┌─ DATA IN THIS EXERCISE

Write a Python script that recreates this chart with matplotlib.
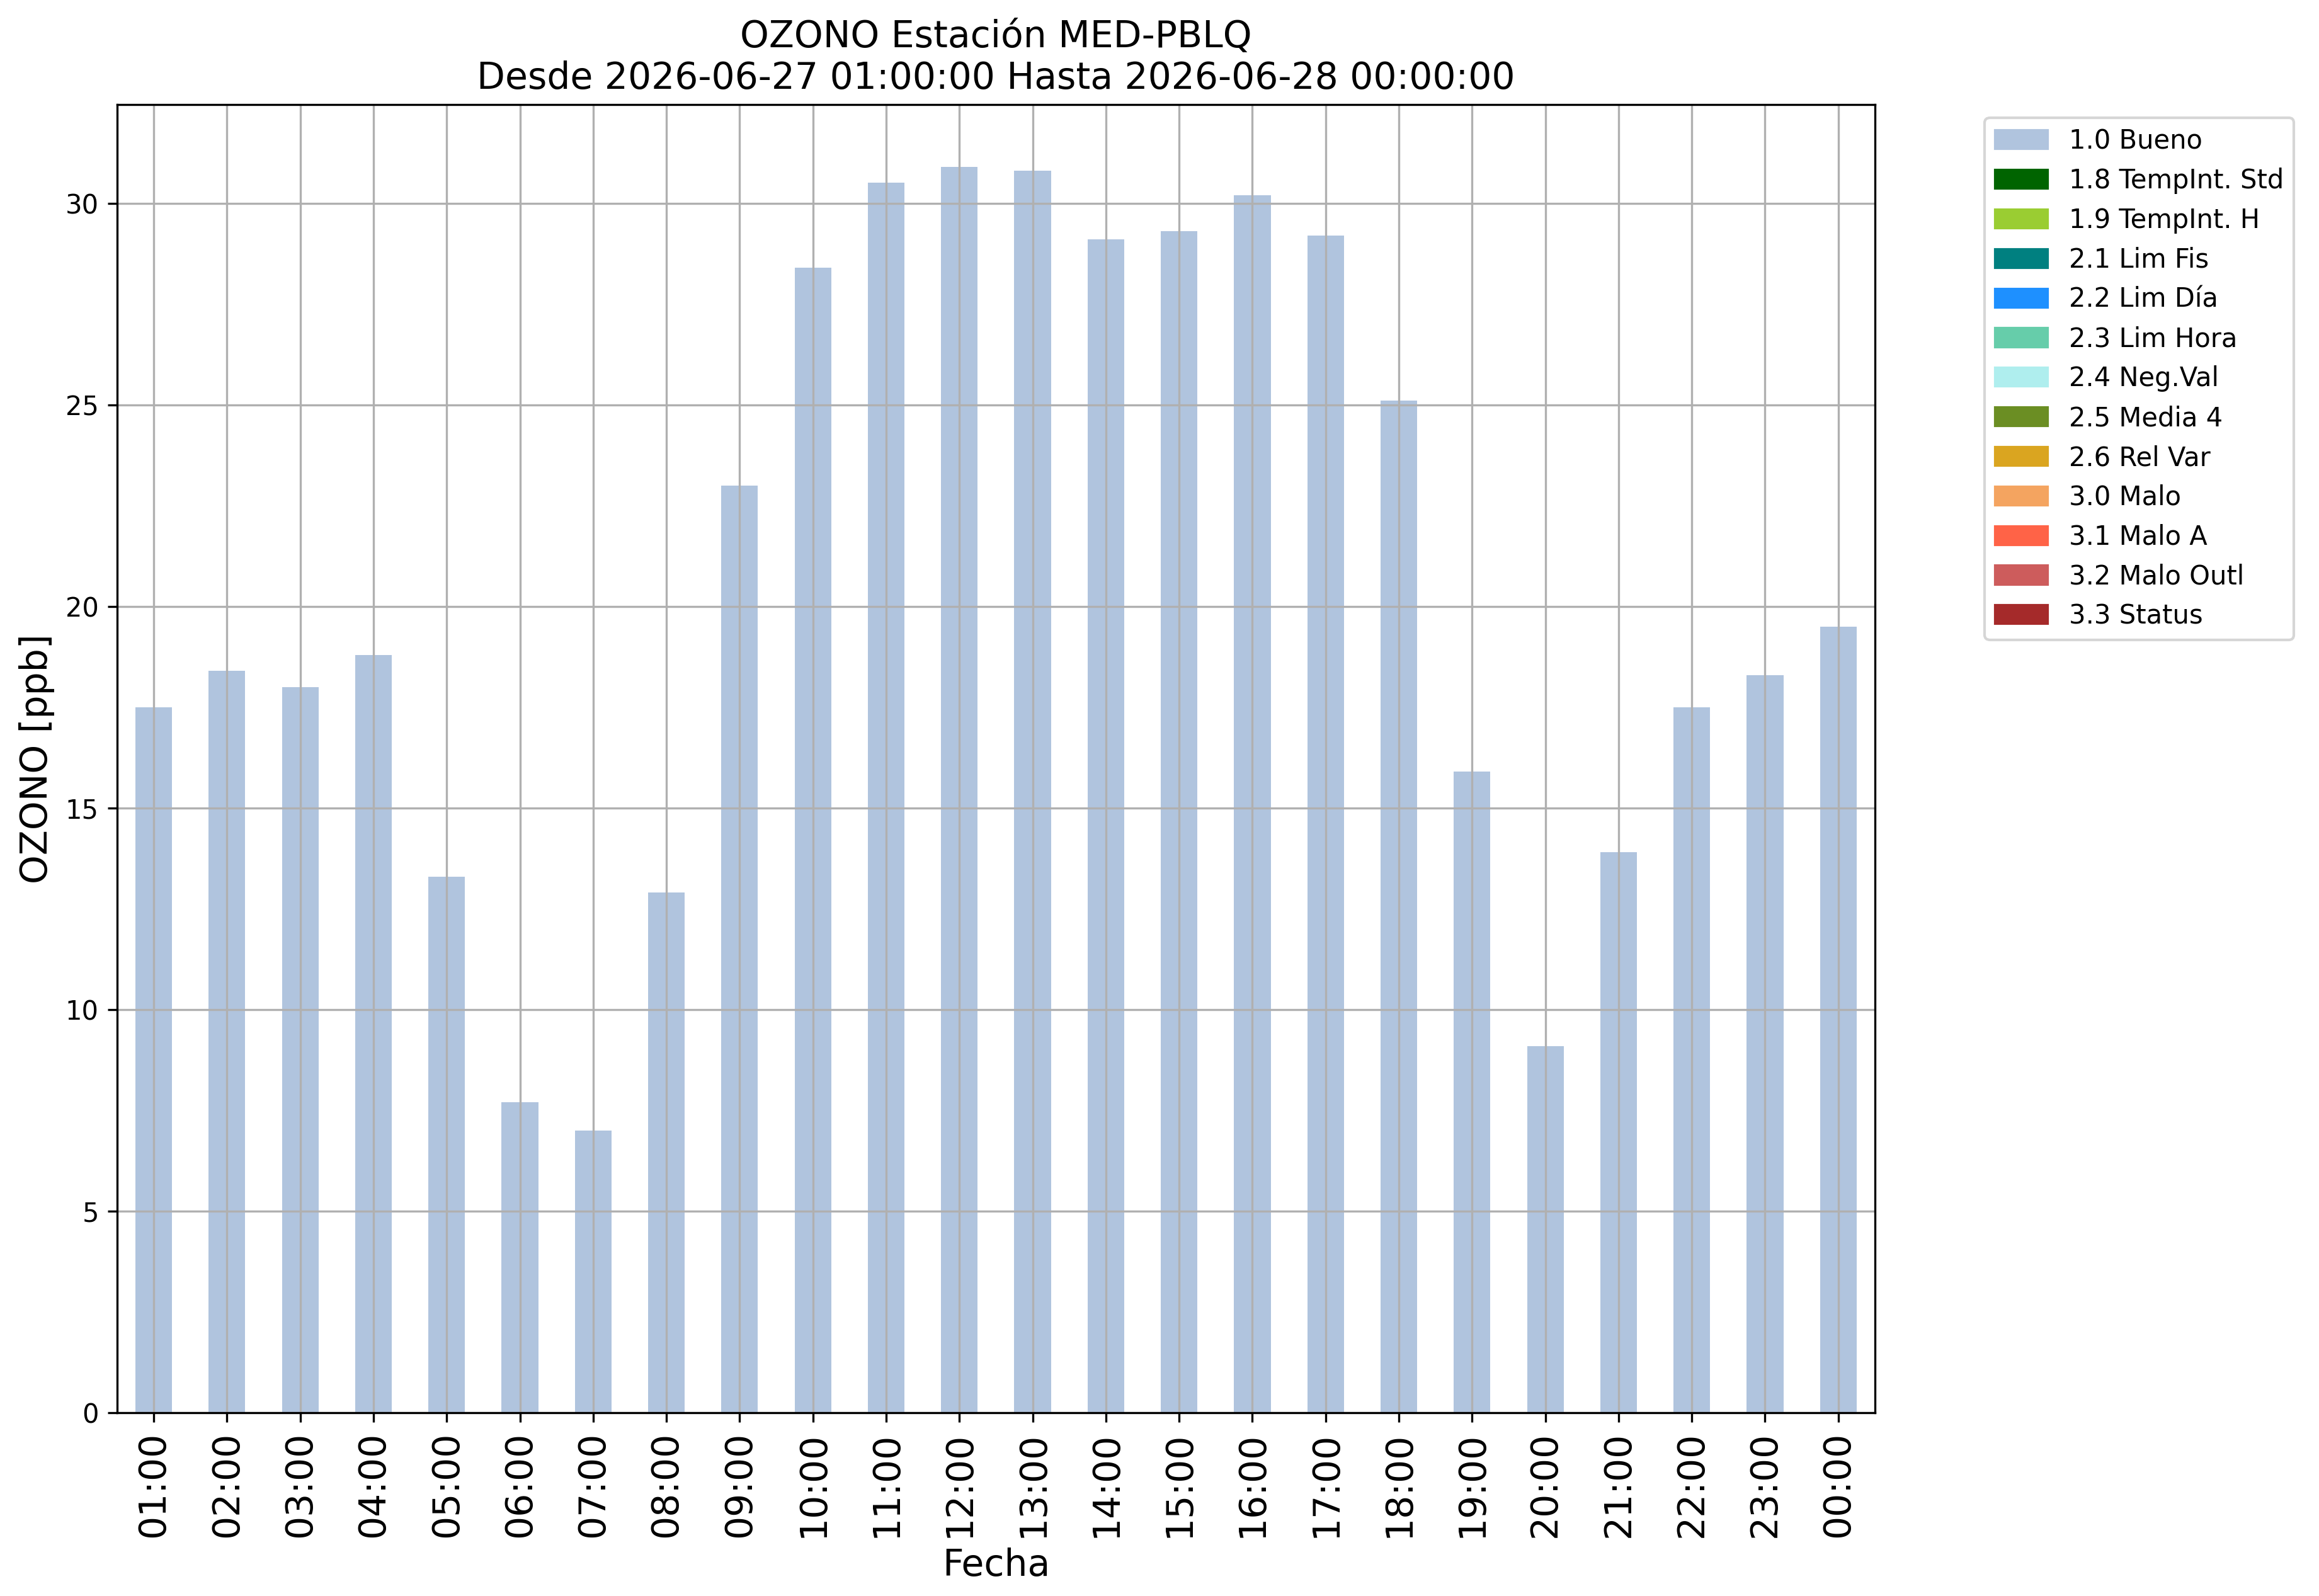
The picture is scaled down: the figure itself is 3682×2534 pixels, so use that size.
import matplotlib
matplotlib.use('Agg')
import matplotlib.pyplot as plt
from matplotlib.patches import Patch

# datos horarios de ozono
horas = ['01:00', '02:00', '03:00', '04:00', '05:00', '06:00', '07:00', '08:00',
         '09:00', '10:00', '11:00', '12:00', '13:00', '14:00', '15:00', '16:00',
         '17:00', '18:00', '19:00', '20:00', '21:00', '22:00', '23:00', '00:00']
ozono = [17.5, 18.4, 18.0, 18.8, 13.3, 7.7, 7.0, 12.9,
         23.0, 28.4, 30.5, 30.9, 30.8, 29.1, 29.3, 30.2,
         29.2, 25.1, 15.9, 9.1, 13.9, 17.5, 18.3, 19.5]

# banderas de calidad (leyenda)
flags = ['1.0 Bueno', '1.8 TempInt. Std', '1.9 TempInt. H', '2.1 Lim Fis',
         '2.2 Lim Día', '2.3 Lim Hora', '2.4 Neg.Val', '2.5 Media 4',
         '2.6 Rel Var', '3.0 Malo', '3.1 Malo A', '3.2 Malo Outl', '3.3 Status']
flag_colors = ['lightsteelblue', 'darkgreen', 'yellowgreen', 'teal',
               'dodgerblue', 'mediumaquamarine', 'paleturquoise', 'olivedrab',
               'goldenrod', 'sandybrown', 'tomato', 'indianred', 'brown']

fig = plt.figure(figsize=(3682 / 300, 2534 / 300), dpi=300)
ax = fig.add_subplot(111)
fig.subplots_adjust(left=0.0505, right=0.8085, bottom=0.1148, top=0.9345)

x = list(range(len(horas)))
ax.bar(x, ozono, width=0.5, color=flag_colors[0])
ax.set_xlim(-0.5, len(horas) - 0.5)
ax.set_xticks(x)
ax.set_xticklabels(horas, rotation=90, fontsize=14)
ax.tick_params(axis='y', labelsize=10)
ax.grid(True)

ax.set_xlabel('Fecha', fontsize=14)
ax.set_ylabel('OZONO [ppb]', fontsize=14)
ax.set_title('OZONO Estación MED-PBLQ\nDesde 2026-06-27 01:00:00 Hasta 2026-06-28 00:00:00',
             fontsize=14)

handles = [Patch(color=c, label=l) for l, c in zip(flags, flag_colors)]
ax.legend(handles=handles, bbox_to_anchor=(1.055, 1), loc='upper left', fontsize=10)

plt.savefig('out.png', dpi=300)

└─
┌─ DATA IN THIS EXERCISE

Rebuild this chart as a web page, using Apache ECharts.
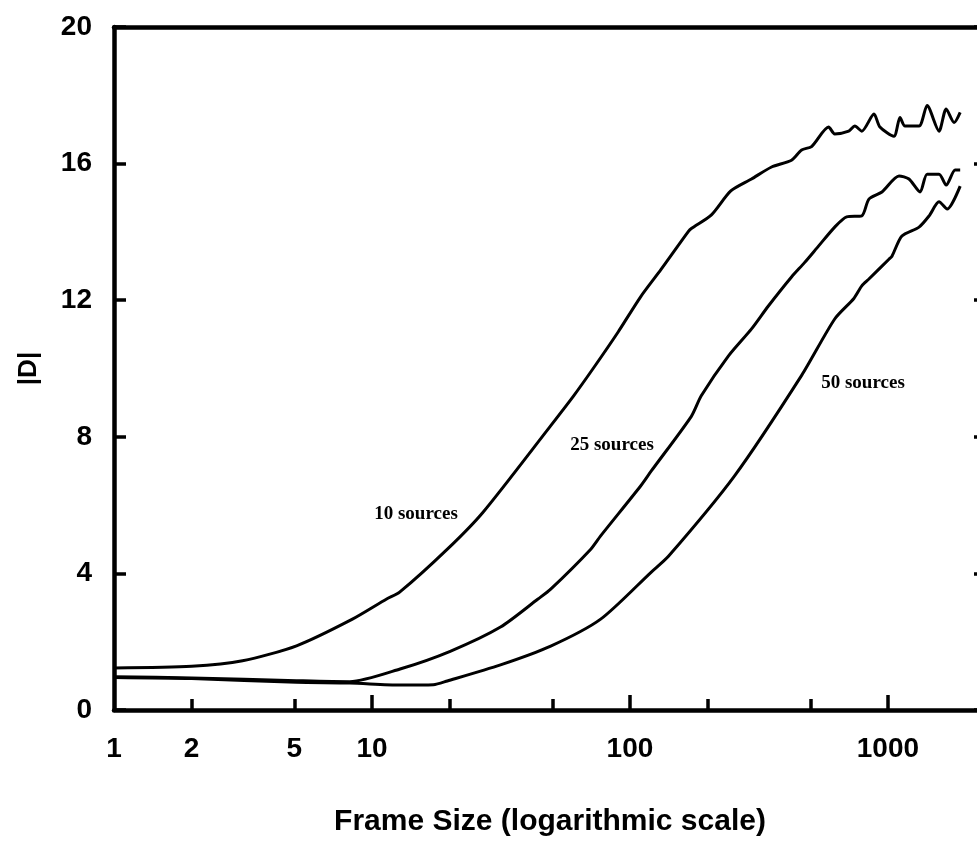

└─
┌─ DATA IN THIS EXERCISE

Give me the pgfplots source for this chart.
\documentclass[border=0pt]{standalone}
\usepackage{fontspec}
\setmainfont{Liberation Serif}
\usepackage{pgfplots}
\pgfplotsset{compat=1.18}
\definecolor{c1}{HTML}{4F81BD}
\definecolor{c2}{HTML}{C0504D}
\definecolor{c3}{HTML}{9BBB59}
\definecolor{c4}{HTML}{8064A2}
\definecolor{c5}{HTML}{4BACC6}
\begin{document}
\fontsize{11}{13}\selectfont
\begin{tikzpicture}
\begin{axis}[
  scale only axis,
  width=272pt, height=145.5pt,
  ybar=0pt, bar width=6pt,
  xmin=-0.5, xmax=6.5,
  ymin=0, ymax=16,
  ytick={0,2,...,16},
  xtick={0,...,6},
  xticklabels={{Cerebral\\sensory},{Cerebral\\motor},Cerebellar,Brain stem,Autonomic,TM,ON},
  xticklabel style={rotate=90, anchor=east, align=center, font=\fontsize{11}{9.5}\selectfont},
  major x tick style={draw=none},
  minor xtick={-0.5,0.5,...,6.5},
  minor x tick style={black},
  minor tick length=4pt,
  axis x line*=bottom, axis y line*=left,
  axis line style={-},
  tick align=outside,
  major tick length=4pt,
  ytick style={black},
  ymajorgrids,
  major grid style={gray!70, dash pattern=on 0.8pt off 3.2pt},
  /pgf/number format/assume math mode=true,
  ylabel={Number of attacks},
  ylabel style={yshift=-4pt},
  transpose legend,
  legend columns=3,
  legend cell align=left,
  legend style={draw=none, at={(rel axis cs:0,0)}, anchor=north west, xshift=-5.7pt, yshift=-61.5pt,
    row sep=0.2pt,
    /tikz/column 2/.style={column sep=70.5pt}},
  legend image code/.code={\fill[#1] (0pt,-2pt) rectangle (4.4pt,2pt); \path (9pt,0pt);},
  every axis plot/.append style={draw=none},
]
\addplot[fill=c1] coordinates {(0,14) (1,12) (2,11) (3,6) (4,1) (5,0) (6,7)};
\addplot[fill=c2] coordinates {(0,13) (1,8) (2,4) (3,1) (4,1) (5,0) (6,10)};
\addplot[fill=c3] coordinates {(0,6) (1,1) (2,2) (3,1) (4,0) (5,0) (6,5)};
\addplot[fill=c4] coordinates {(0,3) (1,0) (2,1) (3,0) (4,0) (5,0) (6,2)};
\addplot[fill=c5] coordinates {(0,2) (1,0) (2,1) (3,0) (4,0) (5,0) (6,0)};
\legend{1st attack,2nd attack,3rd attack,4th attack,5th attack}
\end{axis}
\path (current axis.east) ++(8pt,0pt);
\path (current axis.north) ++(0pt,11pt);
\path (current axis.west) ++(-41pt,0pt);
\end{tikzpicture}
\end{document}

└─

Return verbatim the lines that run from the line containing "The picture is" through the line containing "from matplotlib.patches import Patch", inclusive.

The picture is scaled down: the figure itself is 3682×2534 pixels, so use that size.
import matplotlib
matplotlib.use('Agg')
import matplotlib.pyplot as plt
from matplotlib.patches import Patch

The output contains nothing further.